■ Dataset rows ■
--- BEGIN ---

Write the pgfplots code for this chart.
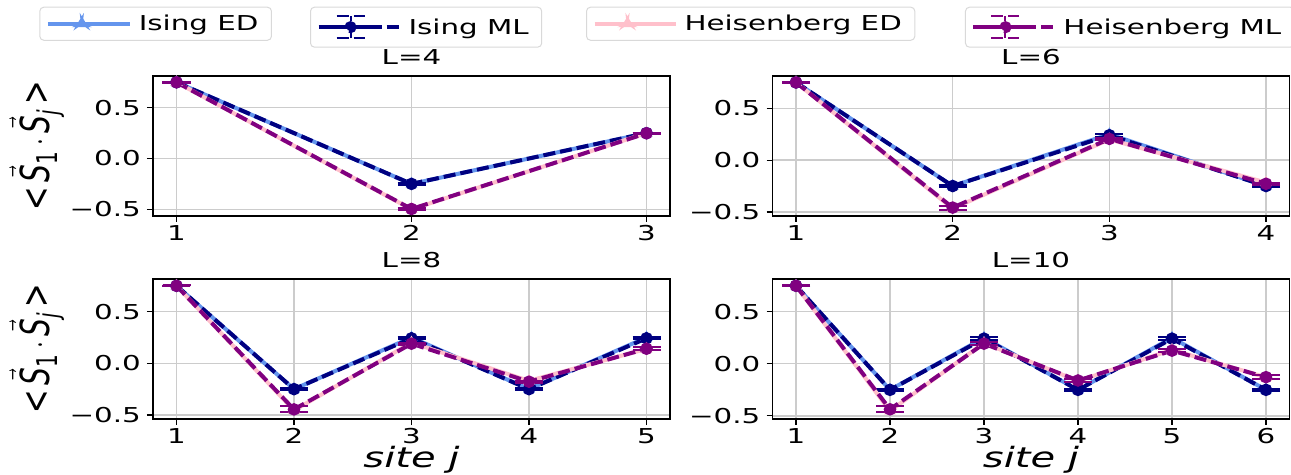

--- END ---
--- BEGIN ---

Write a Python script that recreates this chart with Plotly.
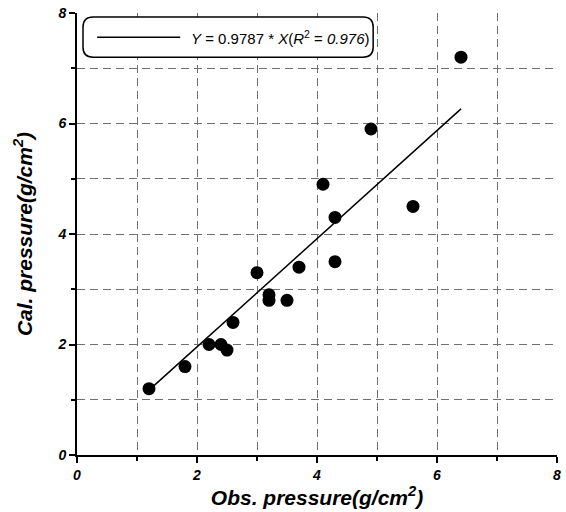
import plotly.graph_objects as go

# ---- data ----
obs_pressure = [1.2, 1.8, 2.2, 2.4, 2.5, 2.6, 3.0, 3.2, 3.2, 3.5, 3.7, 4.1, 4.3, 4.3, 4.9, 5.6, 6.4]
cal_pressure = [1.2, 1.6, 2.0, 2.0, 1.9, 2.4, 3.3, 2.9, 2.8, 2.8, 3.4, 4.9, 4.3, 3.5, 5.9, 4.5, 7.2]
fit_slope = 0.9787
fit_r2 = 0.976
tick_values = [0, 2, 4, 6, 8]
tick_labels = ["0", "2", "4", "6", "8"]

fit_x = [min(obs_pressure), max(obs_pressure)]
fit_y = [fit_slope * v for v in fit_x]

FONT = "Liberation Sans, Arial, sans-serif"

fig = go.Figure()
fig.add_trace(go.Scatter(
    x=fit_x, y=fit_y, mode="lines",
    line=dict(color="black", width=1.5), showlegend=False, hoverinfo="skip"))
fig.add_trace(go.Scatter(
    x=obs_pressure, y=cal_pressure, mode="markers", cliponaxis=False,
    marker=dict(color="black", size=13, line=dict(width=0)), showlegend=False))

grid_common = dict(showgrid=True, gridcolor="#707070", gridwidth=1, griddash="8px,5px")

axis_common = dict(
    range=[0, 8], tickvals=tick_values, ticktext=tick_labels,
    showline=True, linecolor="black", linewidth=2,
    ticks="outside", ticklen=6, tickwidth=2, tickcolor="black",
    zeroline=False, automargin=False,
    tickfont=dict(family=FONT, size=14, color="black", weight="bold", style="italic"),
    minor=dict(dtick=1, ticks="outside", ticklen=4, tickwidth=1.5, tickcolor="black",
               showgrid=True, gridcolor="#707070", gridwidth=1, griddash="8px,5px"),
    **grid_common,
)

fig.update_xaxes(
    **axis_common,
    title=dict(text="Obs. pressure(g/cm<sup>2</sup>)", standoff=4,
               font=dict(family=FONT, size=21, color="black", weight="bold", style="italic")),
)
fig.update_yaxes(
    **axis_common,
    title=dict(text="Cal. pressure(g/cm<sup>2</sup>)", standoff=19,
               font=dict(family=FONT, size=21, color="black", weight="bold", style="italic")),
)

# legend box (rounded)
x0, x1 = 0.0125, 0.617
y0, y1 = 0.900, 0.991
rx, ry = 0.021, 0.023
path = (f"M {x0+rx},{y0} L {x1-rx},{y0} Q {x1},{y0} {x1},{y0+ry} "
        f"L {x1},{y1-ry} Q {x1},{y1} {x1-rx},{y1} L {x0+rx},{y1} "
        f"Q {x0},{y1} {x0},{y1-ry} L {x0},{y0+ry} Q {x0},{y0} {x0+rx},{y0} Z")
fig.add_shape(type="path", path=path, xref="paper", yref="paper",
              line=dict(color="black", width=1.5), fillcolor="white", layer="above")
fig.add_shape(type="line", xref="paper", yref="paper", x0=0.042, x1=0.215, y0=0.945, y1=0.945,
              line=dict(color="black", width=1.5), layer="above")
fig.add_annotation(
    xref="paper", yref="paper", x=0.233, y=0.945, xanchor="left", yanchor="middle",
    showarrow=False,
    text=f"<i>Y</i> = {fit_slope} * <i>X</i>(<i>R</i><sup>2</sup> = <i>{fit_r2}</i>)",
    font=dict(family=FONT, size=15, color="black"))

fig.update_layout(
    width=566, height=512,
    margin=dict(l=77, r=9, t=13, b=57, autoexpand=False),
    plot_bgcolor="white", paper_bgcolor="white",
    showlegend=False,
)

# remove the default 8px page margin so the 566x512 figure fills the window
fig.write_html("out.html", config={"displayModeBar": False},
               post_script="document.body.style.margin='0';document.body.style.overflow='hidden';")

--- END ---
--- BEGIN ---

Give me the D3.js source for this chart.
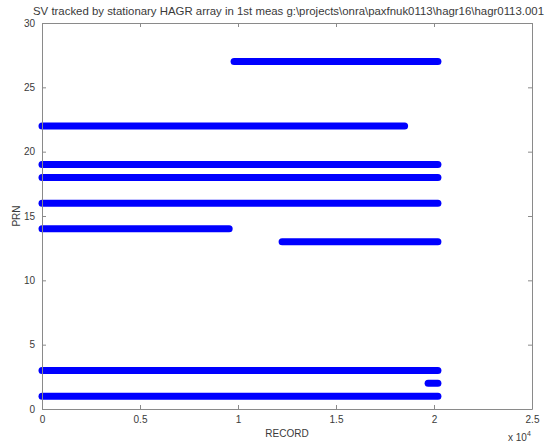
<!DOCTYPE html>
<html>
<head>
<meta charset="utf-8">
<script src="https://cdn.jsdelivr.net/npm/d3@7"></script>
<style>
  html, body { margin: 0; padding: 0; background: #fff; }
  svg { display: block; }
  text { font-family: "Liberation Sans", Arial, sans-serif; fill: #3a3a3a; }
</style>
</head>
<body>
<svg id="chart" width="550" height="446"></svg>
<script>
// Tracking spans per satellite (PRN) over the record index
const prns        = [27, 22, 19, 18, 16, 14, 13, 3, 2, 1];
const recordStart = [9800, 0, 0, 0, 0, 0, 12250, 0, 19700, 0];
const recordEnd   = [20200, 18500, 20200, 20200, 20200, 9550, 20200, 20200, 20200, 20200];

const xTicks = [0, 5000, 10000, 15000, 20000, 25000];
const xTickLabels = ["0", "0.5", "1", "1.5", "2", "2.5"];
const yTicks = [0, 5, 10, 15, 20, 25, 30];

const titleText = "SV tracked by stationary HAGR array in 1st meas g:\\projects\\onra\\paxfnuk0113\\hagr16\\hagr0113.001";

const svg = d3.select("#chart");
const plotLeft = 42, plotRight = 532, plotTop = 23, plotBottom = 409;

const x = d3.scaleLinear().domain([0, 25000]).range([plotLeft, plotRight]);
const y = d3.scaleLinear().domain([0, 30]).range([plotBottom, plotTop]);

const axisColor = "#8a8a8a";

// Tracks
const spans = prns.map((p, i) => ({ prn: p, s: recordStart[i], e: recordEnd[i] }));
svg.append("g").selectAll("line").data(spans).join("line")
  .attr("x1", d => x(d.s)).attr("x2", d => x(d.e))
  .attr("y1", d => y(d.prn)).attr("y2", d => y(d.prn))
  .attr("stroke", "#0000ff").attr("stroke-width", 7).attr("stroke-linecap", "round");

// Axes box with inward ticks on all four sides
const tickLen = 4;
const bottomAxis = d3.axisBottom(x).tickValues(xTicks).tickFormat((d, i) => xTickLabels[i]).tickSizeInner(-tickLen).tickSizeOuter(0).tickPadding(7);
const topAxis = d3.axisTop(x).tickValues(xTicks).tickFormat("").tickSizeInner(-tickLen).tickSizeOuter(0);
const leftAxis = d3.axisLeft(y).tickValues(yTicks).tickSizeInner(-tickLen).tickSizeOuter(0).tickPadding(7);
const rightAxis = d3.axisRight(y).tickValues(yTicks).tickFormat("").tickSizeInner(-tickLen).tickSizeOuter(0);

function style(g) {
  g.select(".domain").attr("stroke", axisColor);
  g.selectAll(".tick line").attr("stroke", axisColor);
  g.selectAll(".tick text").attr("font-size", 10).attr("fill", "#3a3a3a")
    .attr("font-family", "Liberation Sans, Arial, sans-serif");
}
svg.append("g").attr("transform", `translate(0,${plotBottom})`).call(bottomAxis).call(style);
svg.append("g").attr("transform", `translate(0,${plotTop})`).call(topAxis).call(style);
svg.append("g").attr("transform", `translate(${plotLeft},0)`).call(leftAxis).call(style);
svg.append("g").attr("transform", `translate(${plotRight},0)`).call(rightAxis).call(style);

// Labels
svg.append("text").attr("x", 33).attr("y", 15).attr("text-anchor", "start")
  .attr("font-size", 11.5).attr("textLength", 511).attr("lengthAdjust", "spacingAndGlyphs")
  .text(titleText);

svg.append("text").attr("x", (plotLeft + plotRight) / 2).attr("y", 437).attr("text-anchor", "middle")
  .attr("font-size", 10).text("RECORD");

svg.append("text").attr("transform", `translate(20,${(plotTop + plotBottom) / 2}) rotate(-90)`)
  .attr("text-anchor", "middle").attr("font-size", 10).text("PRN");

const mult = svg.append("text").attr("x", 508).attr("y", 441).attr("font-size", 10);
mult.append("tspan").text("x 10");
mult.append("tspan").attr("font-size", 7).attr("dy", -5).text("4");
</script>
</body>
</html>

--- END ---

■ What the exercise asks ■
Output exactly the lines above, from the line with "Give me the D3.js source for this chart." to the line with "const yTicks = [0, 5, 10, 15, 20, 25, 30];", both included; skip the pictures.

■ Solution to the exercise ■
Give me the D3.js source for this chart.
<!DOCTYPE html>
<html>
<head>
<meta charset="utf-8">
<script src="https://cdn.jsdelivr.net/npm/d3@7"></script>
<style>
  html, body { margin: 0; padding: 0; background: #fff; }
  svg { display: block; }
  text { font-family: "Liberation Sans", Arial, sans-serif; fill: #3a3a3a; }
</style>
</head>
<body>
<svg id="chart" width="550" height="446"></svg>
<script>
// Tracking spans per satellite (PRN) over the record index
const prns        = [27, 22, 19, 18, 16, 14, 13, 3, 2, 1];
const recordStart = [9800, 0, 0, 0, 0, 0, 12250, 0, 19700, 0];
const recordEnd   = [20200, 18500, 20200, 20200, 20200, 9550, 20200, 20200, 20200, 20200];

const xTicks = [0, 5000, 10000, 15000, 20000, 25000];
const xTickLabels = ["0", "0.5", "1", "1.5", "2", "2.5"];
const yTicks = [0, 5, 10, 15, 20, 25, 30];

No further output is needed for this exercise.